** Start **
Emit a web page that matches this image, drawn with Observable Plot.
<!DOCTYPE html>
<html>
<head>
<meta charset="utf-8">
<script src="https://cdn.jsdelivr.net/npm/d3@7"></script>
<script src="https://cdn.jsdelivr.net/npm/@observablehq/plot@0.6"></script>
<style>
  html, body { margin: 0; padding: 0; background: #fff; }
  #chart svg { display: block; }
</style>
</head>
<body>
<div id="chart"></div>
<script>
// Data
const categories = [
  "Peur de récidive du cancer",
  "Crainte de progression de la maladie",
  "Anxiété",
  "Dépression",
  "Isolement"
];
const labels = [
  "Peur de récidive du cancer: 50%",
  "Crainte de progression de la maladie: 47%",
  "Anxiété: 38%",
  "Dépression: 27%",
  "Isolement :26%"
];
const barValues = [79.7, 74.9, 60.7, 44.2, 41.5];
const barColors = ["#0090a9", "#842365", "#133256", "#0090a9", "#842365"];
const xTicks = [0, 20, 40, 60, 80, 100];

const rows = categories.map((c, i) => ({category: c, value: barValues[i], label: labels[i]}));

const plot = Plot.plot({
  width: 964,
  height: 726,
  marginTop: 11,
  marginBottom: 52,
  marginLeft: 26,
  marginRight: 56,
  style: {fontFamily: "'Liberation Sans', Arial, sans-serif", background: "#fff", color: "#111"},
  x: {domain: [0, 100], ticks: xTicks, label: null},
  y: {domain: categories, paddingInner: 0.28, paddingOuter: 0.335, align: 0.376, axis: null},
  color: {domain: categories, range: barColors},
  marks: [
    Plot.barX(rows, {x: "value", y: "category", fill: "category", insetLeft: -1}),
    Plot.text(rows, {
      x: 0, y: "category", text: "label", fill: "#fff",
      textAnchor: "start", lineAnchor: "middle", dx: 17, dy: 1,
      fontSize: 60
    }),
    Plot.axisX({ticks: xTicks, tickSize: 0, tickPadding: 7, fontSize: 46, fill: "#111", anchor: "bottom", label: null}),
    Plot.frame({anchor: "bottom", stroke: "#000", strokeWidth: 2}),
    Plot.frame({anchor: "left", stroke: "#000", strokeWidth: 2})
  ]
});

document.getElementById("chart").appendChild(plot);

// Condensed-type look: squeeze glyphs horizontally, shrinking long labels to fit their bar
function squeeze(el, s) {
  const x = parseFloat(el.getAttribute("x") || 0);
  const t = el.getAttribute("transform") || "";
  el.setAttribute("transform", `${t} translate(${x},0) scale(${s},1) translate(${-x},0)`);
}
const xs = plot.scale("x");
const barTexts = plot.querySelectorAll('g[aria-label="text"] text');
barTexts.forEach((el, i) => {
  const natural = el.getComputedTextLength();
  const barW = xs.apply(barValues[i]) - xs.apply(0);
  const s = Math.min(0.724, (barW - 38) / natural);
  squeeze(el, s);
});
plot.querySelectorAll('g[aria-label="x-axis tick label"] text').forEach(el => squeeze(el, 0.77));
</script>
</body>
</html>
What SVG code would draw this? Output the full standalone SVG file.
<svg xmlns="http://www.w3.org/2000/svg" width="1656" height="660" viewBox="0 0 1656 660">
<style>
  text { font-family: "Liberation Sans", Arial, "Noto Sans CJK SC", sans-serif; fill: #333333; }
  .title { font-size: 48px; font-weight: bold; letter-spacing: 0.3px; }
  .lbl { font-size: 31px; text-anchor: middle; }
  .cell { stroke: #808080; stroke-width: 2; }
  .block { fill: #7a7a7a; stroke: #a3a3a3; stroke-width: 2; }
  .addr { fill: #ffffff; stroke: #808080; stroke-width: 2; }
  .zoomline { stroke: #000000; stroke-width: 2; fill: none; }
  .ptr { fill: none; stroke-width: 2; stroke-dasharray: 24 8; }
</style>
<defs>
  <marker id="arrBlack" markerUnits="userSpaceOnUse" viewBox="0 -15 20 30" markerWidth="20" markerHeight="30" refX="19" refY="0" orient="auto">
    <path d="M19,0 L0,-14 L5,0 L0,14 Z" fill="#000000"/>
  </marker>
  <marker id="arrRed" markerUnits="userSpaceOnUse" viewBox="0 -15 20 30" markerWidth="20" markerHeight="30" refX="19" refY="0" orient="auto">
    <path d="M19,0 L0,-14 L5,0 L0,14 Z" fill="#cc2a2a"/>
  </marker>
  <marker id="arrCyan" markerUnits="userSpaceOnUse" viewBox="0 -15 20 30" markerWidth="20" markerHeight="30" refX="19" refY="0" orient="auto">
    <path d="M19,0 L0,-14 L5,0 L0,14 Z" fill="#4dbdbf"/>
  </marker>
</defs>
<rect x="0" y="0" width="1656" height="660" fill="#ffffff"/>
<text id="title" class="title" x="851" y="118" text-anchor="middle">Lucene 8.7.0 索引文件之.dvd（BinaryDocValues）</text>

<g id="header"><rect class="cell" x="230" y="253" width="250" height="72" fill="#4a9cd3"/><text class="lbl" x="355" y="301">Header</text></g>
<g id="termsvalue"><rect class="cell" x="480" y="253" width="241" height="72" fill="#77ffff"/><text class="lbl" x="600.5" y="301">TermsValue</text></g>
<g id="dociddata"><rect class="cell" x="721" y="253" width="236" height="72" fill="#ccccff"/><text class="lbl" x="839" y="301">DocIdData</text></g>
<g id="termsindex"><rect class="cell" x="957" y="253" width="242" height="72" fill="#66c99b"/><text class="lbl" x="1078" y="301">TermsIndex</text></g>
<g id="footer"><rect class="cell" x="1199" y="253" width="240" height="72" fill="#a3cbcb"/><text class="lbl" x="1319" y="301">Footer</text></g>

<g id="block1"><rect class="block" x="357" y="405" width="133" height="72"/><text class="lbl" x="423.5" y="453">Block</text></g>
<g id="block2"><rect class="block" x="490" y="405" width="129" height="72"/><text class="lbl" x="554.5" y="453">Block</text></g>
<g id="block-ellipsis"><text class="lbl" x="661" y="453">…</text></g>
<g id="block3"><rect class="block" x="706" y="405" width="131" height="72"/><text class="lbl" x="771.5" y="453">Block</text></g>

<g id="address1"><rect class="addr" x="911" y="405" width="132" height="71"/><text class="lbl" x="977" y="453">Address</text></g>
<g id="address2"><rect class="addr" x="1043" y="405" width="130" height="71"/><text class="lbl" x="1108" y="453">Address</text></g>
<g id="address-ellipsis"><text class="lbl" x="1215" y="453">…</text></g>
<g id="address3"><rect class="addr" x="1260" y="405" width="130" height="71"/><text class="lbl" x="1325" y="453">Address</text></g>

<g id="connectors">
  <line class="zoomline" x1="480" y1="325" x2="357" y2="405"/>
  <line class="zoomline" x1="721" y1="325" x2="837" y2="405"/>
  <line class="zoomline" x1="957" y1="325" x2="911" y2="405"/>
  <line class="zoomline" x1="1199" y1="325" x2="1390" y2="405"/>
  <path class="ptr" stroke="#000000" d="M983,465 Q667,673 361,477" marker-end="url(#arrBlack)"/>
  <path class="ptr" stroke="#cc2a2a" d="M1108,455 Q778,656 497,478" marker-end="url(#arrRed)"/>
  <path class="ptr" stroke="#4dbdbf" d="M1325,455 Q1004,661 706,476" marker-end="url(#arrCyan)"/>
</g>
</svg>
** End **
** Start **
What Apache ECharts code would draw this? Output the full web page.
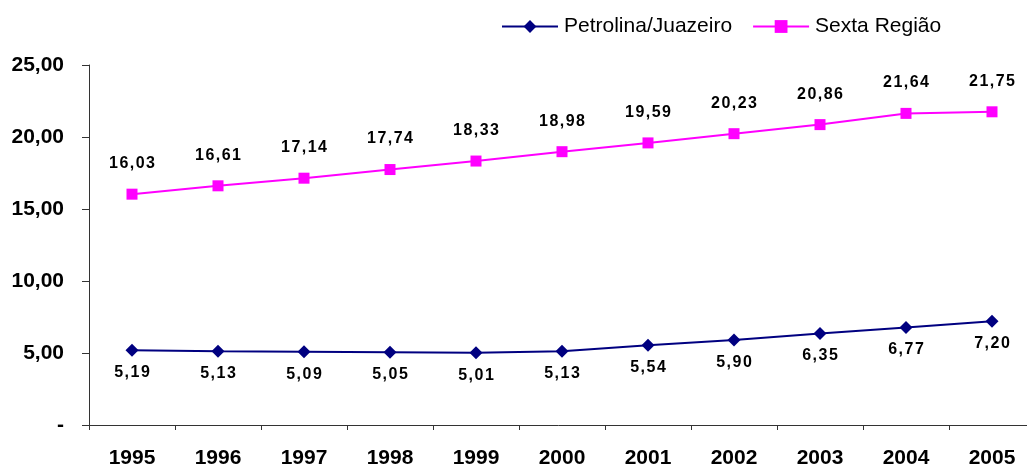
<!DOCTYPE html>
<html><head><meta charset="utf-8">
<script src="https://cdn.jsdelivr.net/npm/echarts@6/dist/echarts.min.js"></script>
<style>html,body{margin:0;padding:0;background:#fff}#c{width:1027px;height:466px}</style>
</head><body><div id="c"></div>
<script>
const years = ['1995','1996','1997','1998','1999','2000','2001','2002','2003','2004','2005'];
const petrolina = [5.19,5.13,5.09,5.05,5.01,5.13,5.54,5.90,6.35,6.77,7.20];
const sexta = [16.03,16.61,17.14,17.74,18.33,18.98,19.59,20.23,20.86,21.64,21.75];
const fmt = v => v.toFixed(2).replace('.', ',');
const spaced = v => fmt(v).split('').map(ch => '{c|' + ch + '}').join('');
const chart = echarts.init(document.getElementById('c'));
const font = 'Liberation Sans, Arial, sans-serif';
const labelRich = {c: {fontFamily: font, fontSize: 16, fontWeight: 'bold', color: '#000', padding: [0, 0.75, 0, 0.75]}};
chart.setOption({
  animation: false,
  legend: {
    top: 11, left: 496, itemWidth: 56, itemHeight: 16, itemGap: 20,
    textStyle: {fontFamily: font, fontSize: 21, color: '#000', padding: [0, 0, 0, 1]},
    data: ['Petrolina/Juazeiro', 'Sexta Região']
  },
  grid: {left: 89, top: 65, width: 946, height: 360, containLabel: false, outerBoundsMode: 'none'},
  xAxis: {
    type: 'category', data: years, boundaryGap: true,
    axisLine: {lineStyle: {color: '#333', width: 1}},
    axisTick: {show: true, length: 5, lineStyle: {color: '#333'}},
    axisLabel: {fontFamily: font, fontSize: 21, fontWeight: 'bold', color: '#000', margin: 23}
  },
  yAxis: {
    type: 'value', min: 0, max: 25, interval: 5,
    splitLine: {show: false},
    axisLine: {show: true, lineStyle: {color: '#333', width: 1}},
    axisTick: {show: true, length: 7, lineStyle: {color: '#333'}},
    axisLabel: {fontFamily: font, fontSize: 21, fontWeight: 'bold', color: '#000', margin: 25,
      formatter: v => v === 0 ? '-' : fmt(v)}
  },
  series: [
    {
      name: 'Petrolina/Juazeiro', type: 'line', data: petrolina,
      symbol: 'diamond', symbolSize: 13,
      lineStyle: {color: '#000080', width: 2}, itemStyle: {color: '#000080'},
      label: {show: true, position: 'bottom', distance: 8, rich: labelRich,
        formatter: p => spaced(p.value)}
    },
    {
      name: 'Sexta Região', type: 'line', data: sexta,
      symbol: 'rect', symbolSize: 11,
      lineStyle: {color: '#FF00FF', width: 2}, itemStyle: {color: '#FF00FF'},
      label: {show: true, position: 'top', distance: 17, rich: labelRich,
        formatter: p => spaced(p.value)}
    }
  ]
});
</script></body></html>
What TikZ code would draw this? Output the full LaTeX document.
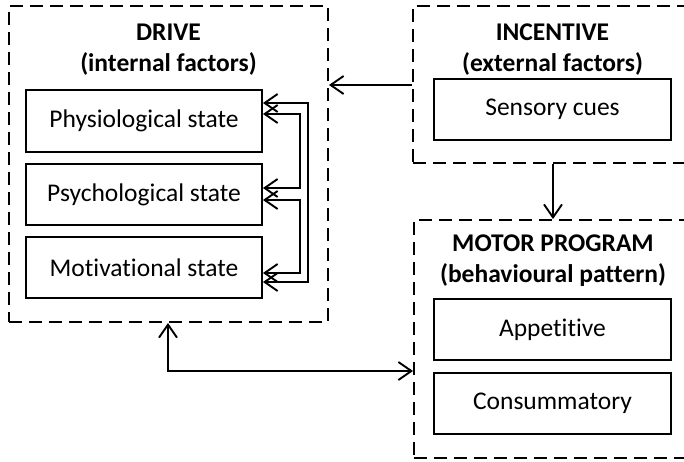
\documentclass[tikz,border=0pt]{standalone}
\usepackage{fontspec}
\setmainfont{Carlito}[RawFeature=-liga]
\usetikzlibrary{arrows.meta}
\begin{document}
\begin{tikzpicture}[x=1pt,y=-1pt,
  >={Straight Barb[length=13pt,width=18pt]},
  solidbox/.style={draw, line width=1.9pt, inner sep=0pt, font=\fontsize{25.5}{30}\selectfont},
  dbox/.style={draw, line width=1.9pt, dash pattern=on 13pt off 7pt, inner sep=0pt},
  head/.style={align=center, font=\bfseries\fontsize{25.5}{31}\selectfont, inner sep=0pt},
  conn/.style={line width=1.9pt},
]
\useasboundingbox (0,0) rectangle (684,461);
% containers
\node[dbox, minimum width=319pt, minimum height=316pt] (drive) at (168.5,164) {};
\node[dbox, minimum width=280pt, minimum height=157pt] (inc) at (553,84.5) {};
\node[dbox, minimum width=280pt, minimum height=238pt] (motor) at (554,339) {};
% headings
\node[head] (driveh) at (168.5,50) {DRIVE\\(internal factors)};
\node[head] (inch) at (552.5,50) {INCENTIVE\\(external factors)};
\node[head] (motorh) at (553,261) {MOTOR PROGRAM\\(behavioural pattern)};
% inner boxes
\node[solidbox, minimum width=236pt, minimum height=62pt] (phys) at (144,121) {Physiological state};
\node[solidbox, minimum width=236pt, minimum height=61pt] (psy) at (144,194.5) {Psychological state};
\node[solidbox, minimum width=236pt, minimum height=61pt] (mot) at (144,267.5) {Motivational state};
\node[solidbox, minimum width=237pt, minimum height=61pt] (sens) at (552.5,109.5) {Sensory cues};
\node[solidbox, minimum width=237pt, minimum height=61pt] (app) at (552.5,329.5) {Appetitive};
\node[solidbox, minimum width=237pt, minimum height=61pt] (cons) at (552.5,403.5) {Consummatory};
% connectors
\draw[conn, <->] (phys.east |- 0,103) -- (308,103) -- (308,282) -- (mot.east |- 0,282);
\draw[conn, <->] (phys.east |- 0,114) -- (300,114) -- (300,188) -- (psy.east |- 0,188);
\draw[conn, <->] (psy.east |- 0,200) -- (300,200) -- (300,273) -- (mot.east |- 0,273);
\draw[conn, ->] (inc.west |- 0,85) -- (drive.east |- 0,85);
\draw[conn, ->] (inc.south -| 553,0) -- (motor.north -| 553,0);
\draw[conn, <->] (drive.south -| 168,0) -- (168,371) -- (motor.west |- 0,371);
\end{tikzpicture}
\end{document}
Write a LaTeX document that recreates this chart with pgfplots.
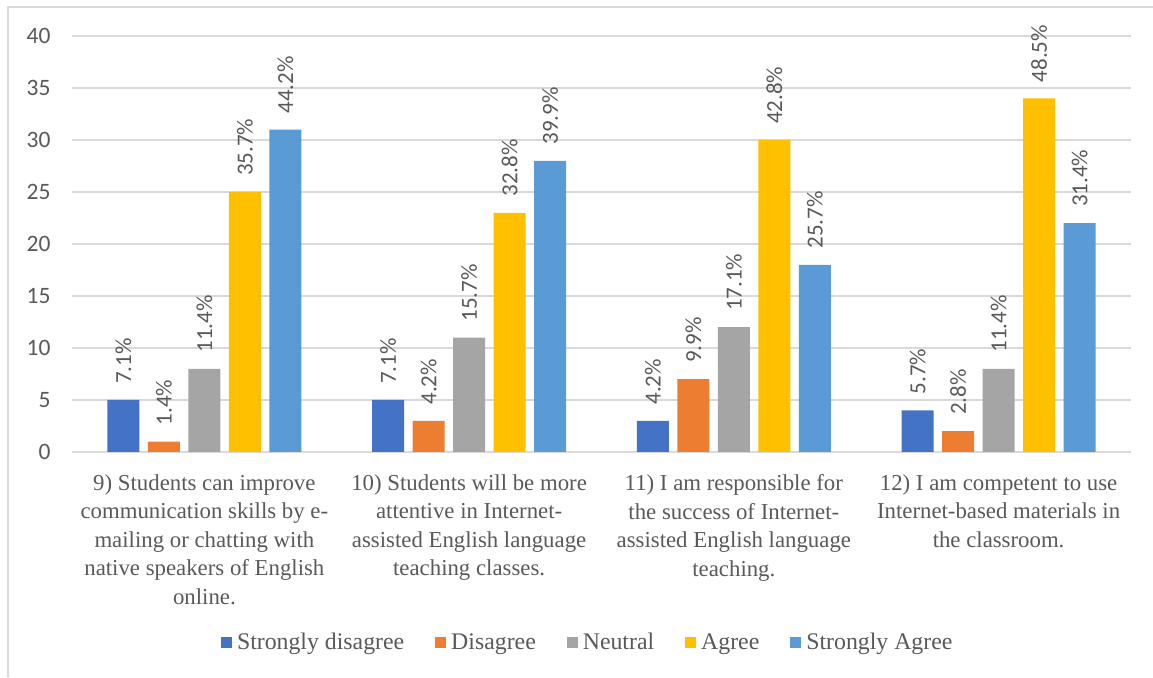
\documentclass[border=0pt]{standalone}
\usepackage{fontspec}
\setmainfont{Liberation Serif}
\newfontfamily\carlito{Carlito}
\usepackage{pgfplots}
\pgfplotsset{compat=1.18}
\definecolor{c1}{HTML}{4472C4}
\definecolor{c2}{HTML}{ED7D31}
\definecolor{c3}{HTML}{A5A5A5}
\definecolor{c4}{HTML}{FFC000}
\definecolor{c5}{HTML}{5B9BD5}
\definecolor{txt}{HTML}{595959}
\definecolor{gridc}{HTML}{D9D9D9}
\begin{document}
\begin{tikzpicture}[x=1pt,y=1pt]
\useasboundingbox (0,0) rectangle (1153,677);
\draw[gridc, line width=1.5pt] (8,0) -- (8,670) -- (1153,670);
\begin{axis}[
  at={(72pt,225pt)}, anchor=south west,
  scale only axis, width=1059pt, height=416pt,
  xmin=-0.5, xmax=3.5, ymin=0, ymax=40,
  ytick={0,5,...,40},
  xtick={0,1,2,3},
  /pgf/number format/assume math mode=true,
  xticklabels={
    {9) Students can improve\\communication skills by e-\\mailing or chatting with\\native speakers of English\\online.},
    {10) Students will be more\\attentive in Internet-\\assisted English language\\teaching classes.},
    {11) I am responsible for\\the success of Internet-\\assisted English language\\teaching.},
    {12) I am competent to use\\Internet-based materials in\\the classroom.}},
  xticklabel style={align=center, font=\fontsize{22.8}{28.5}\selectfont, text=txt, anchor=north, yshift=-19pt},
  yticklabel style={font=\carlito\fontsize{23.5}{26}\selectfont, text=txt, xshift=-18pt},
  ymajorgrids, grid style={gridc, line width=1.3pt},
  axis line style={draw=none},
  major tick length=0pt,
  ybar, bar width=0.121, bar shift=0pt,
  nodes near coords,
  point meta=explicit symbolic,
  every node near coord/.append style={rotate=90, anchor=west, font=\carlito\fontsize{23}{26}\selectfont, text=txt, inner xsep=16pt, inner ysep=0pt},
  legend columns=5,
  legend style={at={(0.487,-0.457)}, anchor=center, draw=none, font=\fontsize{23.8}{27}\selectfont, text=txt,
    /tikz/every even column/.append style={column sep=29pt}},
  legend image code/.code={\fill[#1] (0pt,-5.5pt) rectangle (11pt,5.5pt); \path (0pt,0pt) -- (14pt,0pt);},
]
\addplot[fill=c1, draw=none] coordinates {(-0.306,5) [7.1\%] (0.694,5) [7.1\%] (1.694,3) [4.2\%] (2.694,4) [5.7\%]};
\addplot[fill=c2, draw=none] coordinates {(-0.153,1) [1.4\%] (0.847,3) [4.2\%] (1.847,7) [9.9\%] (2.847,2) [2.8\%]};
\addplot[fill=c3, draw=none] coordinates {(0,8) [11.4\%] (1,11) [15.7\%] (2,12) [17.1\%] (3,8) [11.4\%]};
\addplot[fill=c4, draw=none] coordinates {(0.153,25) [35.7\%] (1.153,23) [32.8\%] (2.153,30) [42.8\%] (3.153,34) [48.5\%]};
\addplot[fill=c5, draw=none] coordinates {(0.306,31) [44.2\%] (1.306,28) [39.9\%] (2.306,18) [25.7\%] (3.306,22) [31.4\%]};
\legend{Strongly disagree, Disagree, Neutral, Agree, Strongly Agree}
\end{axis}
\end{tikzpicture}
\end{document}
** End **
** Start **
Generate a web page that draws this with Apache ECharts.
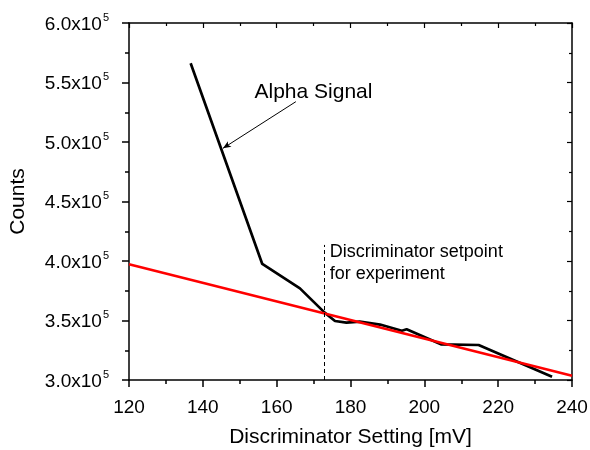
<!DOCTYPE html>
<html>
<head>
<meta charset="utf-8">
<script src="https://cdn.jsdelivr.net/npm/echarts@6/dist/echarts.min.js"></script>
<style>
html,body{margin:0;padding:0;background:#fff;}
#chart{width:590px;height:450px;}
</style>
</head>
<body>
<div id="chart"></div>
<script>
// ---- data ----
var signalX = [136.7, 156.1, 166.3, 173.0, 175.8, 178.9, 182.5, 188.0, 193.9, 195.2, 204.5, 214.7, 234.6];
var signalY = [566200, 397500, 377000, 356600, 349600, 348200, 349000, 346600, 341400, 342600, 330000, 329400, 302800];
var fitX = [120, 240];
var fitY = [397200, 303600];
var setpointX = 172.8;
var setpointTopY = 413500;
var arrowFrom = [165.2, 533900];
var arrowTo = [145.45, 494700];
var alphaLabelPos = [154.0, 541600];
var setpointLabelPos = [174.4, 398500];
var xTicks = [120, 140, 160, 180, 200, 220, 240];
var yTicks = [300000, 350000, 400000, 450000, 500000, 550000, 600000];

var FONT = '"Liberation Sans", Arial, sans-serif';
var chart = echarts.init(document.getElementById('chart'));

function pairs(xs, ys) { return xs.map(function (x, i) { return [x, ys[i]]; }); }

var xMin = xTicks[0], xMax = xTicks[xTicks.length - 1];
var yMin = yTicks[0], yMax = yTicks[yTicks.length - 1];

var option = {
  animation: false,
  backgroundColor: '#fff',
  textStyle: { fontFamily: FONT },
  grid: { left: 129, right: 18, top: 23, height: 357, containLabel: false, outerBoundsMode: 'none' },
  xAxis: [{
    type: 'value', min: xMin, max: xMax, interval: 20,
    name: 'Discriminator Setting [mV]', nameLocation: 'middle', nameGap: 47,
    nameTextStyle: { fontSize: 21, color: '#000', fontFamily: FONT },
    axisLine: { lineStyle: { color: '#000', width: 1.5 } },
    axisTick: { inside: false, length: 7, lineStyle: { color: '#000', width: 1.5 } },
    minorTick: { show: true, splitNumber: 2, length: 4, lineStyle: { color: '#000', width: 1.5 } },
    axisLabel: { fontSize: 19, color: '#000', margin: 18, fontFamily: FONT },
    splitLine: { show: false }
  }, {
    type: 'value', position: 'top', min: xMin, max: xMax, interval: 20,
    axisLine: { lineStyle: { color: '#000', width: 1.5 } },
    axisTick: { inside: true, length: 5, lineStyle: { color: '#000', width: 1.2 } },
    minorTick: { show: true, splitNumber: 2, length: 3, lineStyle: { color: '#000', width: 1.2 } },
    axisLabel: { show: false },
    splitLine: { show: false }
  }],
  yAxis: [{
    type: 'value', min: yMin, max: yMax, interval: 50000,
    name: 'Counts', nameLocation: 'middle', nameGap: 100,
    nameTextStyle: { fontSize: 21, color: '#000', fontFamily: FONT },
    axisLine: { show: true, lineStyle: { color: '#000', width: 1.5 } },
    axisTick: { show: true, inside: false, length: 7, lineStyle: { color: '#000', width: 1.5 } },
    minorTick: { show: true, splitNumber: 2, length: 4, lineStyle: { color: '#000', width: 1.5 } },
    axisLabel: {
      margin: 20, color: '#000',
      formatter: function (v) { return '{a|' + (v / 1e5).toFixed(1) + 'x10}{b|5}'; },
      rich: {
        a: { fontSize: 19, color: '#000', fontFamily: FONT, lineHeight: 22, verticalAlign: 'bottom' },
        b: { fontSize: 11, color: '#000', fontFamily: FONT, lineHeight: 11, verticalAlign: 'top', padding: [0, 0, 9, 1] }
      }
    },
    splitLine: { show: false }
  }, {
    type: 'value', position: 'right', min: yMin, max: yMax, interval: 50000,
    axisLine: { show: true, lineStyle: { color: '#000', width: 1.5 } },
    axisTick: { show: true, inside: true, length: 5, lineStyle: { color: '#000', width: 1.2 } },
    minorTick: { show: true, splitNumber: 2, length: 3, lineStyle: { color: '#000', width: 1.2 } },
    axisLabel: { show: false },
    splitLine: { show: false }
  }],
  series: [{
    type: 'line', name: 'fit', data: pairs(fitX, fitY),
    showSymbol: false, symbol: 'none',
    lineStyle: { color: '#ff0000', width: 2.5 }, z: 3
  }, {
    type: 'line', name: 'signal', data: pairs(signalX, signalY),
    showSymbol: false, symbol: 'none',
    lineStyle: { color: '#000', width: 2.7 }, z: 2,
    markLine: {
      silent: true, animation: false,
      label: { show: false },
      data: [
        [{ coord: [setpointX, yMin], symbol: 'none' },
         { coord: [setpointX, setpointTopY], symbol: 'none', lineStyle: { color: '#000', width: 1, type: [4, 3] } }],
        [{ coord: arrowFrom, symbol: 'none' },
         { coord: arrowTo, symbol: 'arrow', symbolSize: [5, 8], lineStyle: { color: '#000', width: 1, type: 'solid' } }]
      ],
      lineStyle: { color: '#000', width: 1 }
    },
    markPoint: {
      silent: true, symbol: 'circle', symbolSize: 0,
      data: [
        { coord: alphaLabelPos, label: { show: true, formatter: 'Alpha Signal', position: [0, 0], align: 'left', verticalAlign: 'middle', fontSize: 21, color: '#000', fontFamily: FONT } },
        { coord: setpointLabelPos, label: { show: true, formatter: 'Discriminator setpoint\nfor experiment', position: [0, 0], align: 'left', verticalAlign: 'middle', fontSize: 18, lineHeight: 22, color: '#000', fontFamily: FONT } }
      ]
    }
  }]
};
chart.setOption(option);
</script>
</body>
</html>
** End **
■ Work instructions: Solely the line containing "Emit a web page", the line containing "const rows = categories.map((c, i)", and the lines between them are to be given again, exactly as written.

■ Result of the exercise:
Emit a web page that matches this image, drawn with Observable Plot.
<!DOCTYPE html>
<html>
<head>
<meta charset="utf-8">
<script src="https://cdn.jsdelivr.net/npm/d3@7"></script>
<script src="https://cdn.jsdelivr.net/npm/@observablehq/plot@0.6"></script>
<style>
  html, body { margin: 0; padding: 0; background: #fff; }
  #chart svg { display: block; }
</style>
</head>
<body>
<div id="chart"></div>
<script>
// Data
const categories = [
  "Peur de récidive du cancer",
  "Crainte de progression de la maladie",
  "Anxiété",
  "Dépression",
  "Isolement"
];
const labels = [
  "Peur de récidive du cancer: 50%",
  "Crainte de progression de la maladie: 47%",
  "Anxiété: 38%",
  "Dépression: 27%",
  "Isolement :26%"
];
const barValues = [79.7, 74.9, 60.7, 44.2, 41.5];
const barColors = ["#0090a9", "#842365", "#133256", "#0090a9", "#842365"];
const xTicks = [0, 20, 40, 60, 80, 100];

const rows = categories.map((c, i) => ({category: c, value: barValues[i], label: labels[i]}));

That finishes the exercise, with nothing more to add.